Last weekend, I was watching Binibining Pilipinas on TV and was entranced by the sight of Jenina San Miguel: tall, beautiful cheekbones, neck like that of a swan. She didn’t walk, she glided. I knew she would land in the winner’s circle.
The roof of the Araneta Coliseum seemed to fall, though, when she spoke during the Q and A. Her English, with its broken tenses and subjects and verbs that didn’t agree, got the goat of the sharp uziseros. She was booed. But trust the Pinoy to be forgiving, and to root for the underdog. She apologized profusely, was humble — and cried buckets when she won as Bb. Pilipinas International She will represent the country in Kosovo where, as far as I know, English is not widely spoken.
I would have forgotten about it except that today, a fellow English professor of mine at the Ateneo said she saw Ruffa Gutierrez badmouthing Jenina for being “boba.” Since when does facility with English equate with smartness?
This English-only and English-prime mentality has been with us since the days the first Thomasites left their cattle ship U.S.S. Thomas and taught us English. Fast forward to 2008, where only three out of 100 applicants make it to call-center jobs, one of the few bright spots for employment in this country. And so, the calls coming from congressmen who want us to return to English as the only medium of expression. This is funny, because when you go to Congress and listen to them, the congressmen with the most hideous grammar are the ones advocating an English-only policy in the schools.

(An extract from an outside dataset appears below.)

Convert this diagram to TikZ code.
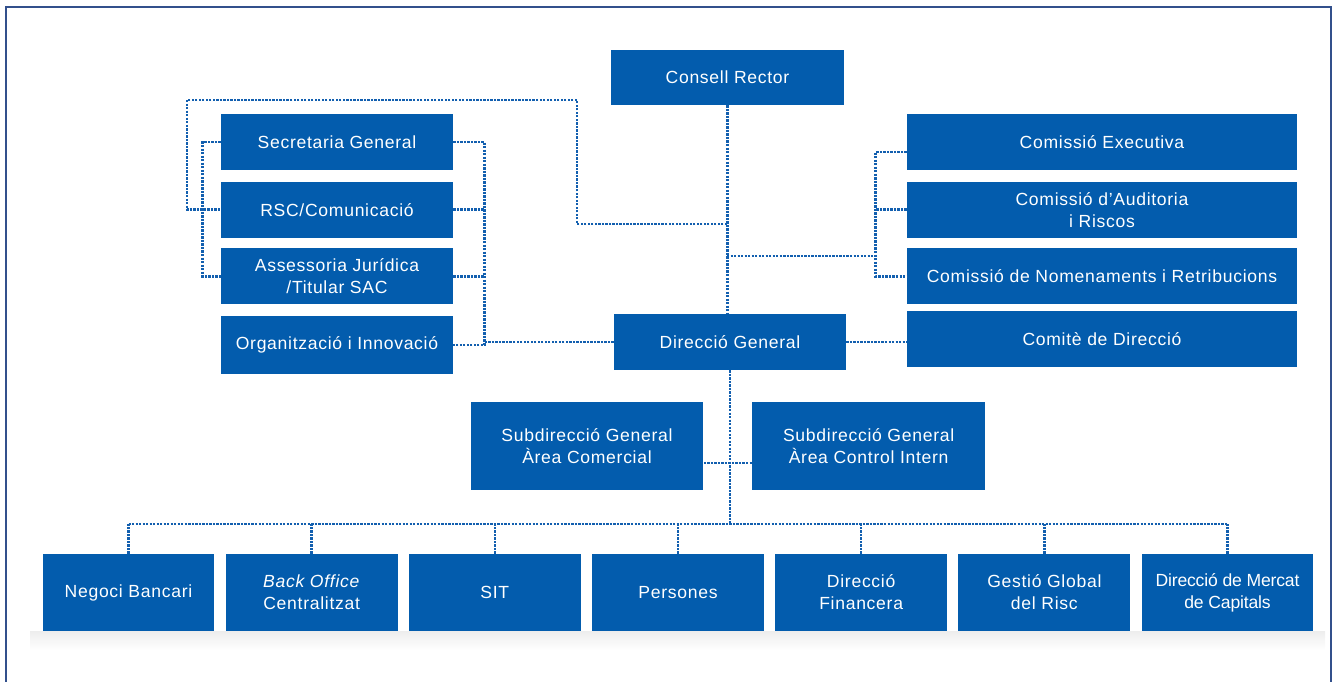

In this context, I welcome the book The More The Manyer: Pinoy Cliches and Other Words of Wisdumb designed by Ateneo faculty member Elbert Or and published by Tahanan Books. The dedication page starts with “I would like to thanks God, my mother, my father, but most of all my parents” by The Anon Pinoy and is seconded by “For my EN 11 students: remember to always English correctly” by Elbert Or himself.
The book is chock full of what is called “dartboard English.” It means that we Filipinos “rely on an arsenal of darts with which to poke at and deflate the English language: word omissions, phrase adulterations, mixed metaphors, poor syntax, bad grammar, you know… the sky’s the langit! ... and all to hilarious results when applied to decimating time-revered Western idioms.” (It may also refer to tossing a dart blindly and hoping it lands close to the correct word — Editor)
And what bull’s eyes they are. You have “right there and right then,” followed by “All of a suddenly.” A car is described as “It’s as brand as new.” And a freshman philosopher writes: “Every cloud has a silver lightning.” This one is for our brave matador: “If worse comes to shove... grab the bull by the balls.”
Man’s best friend would protest at this: “You’re barking at the wrong dog.” And a dead man would awaken when he would hear: “You hit the nail on the coffin.”
Words are misspelled: “Cease the day.” And welcome remarks become memorable with: “Let’s give them a big hand of applause.” Or: “Well, well, well. Look do we have here!”
And for us English teachers who are now burning in hell week before final exams week, this line from one student cheered us up: “What’s your next class before this?” A glossary of the correct English idioms is placed at the back of the book, but they are less entertaining than the main dishes of this book.